An ambitious blueprint
"It's a complicated network with many varied and nuanced problems. Part of the problem comes from the deal that Arriva and the DfT both signed. The DfT accepted a deal that was too good to be true and was always going to be very difficult to deliver," says rail journalist and writer Philip Haigh.
"The DfT asked for half of the services to become driver-only, but Arriva said they would aim for 100 per cent under the new method, which was the cause of the strikes. That was a laudable ambition but never realistic - it would be like writing 5,000 words in 30 minutes.
"Another more subtle aspect is that the bid was put together by Arriva and then handed to Northern staff to implement - the staff had transferred over from the previous franchise and had to make someone else's plan work. They were aghast and the MD, Alex Hynes, left soon after. He might have stayed if it had been deliverable.
"Northern need to take their share of the criticism as they put forward a hugely optimistic plan.

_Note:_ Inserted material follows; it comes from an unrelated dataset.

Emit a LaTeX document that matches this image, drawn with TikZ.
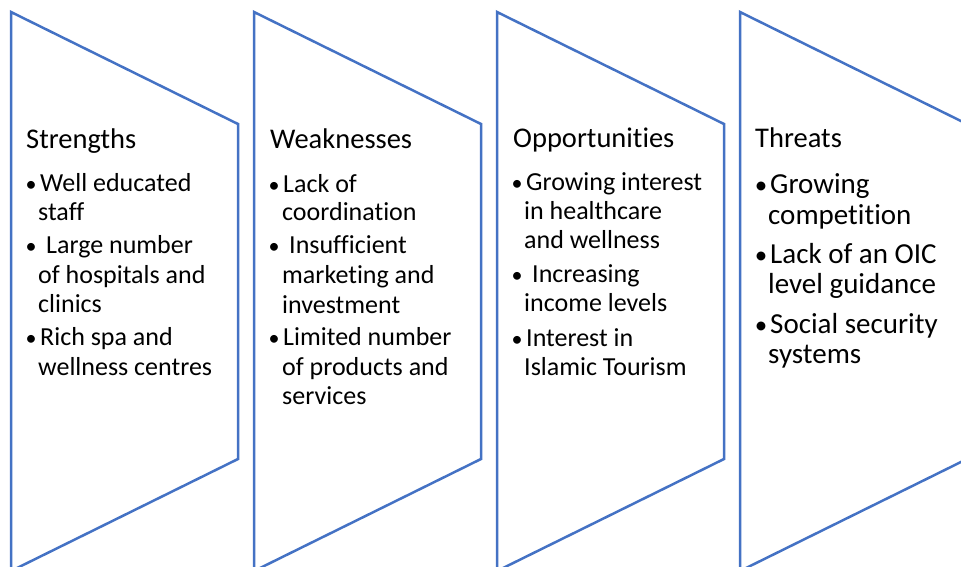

However, the new trains have been late to arrive from the manufacturer and the May 2018 meltdown was caused by late electrification, which had a ripple effect."
Adrian Caltieri concurs: "There is a lack of understanding from the public that the government controls investment and also most train fares.
"Having said that, Northern could definitely have managed customer relations, expectations and its reputation in a far better way."
What happens next?
There are three main options: nationalisation under the Operator of Last Resort, an interim agreement with Northern, or eventual re-tendering of the franchise. In future, it's possible that the franchise system may be scrapped completely.
"If the franchise did end up being nationalised, the DfT might be willing to make some tough decisions that they didn't permit Northern to make. From talking to LNER senior managers since the government took them over, they say the DfT now treats them as 'one of us' rather than the 'enemy'," says Philip Haigh.
"They won't allow Northern to make key changes to the timetable in the Manchester region, where there are more trains than the lines can cope with. There would need to be cuts to the timetable but this would have a knock-on effect in Yorkshire. Arriva would feel aggrieved if their ideas that the DfT had rejected were then implemented.
"I'm not sure about another east-west split - what would it solve? You would end up with two people on an MD's salary and two head offices, it would not be efficient. People inside the company would be worrying about their jobs and they would start looking inwards and being more concerned about themselves rather than passengers.
"Whoever takes on the franchise next needs to lay out a very clear plan for how they can improve the situation. They need to be very public about it and take passengers with them. They need to convince them with openness and honesty - that can go a long way. Passengers are hugely upset about overcrowding and cancellations and that is magnified because there is no sense that things will ever get better.
"It bewilders me why anyone would bid for a franchise at the moment - there are no successful ones. If Arriva are allowed to keep Northern under a different arrangement, that to me would say that the DfT are accepting some responsibility for the situation.
"My money is on an Office for Last Resort takeover, which would imply that the DfT is blaming Arriva.
"There is a big review of the franchising system going on at the moment and the model is up in the air - it may not even continue. If not, the alternatives would be nationalisation or the concession model. This would mean that local councils would run local lines on a system of tight control. All the money earned would go back to the government or the councils, and the operator is paid a fee to run a service.
"This could see metro mayor areas like Manchester take over trains and could trigger the east-west split again. But politicians across the north still bicker and want to run their own little empires! The network doesn't always lend itself to that."